We structured our development in clear milestones:

Milestone Key Outcomes Lessons Learned
M1 – Format Guardrails Validated basic ZIP patterns, state codes, and lengths. Instantly removed ~80% of invalid inputs.
M2 – Territory Branch Introduced specialized validation paths for U.S. territories. Recognized that one size does not fit all regions.
M3 – ZIP Existence Check Integrated a comprehensive, in-memory ZIP database (~40k entries). Balanced data accuracy against resource efficiency (memory footprint <2MB).
M4 – Unicode & Symbols Ensured robust handling of international and accented characters. Improved reliability for diverse user inputs.
M5 – Military Codes Added support for military postal addresses without ZIP checks. Addressed critical edge cases identified during QA.
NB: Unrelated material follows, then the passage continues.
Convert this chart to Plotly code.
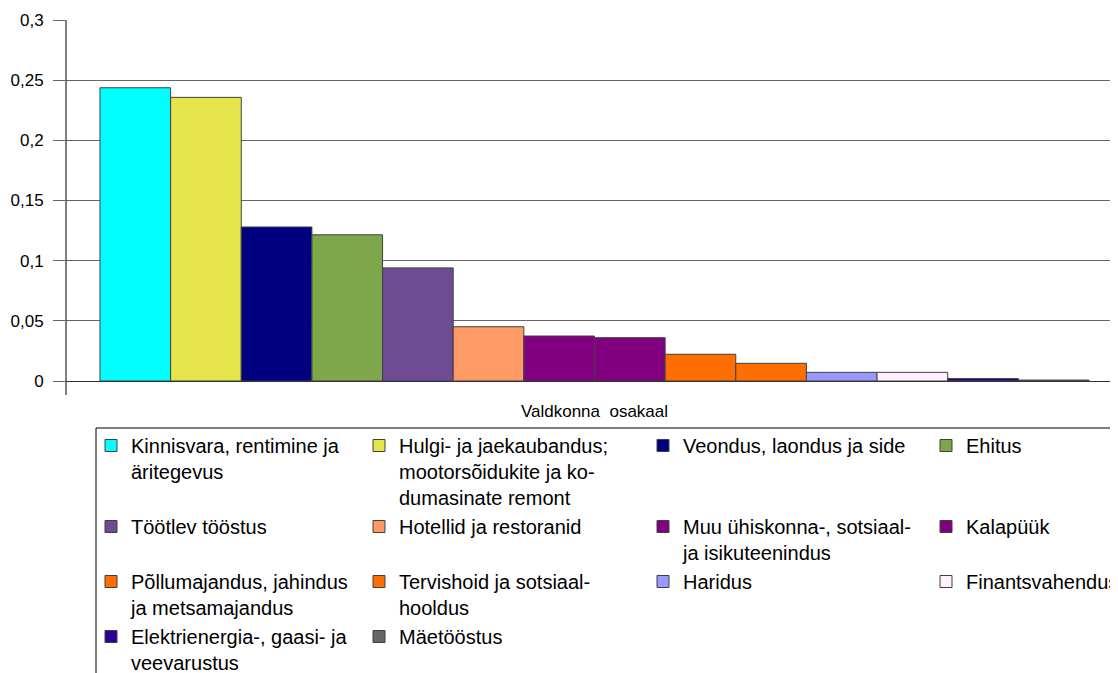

Each milestone was completed only when associated tests were green, ensuring continuous confidence.

Technical highlights

Our validator is built using TypeScript, with key functionalities encapsulated in these sub-functions:

  • Comprehensive validation including ZIP existence.
  • Territory-specific validation bypassing ZIP checks.

Performance benchmark:

  • Approximately 0.35 ms per validation tested over 1 million iterations.

Tests as living documentation

Our test suite doubles as documentation, clearly outlining expected behavior:

✓ Validates ZIP+4 format.

✓ Invalidates lowercase state.

✓ Accepts accented city names.

✓ Rejects address lines exceeding 256 chars.

✓ Accepts territory ZIP codes absent from the main DB.

Every PR references these tests explicitly, fostering clarity and ease of onboarding: “To understand the module, run the tests because they document every rule.”

Lessons for future projects

  • Tests as specs: Precise test definitions keep implementation and documentation aligned.
  • Early consideration of edge cases: Territories and military addresses should be prioritized early.
  • High-quality error messages: Immediate dividends across frontend, support, and QA teams.
  • Incremental delivery: Reduces risk and ensures that each iteration meets real-world needs.
  • Flexible TDD approach: Flexibility ensures practical gains in both speed and quality. Not always writing “test firsts” but choosing consciously when test first or test after leads to better design and choose accordingly.

Final thoughts

At Prodigal, our success wasn't driven by complex heuristics but by a commitment to clarity, speed, and reliability. By placing our tests at the heart of development, we delivered a fast, transparent, and verifiable address validation module, incrementally and confidently.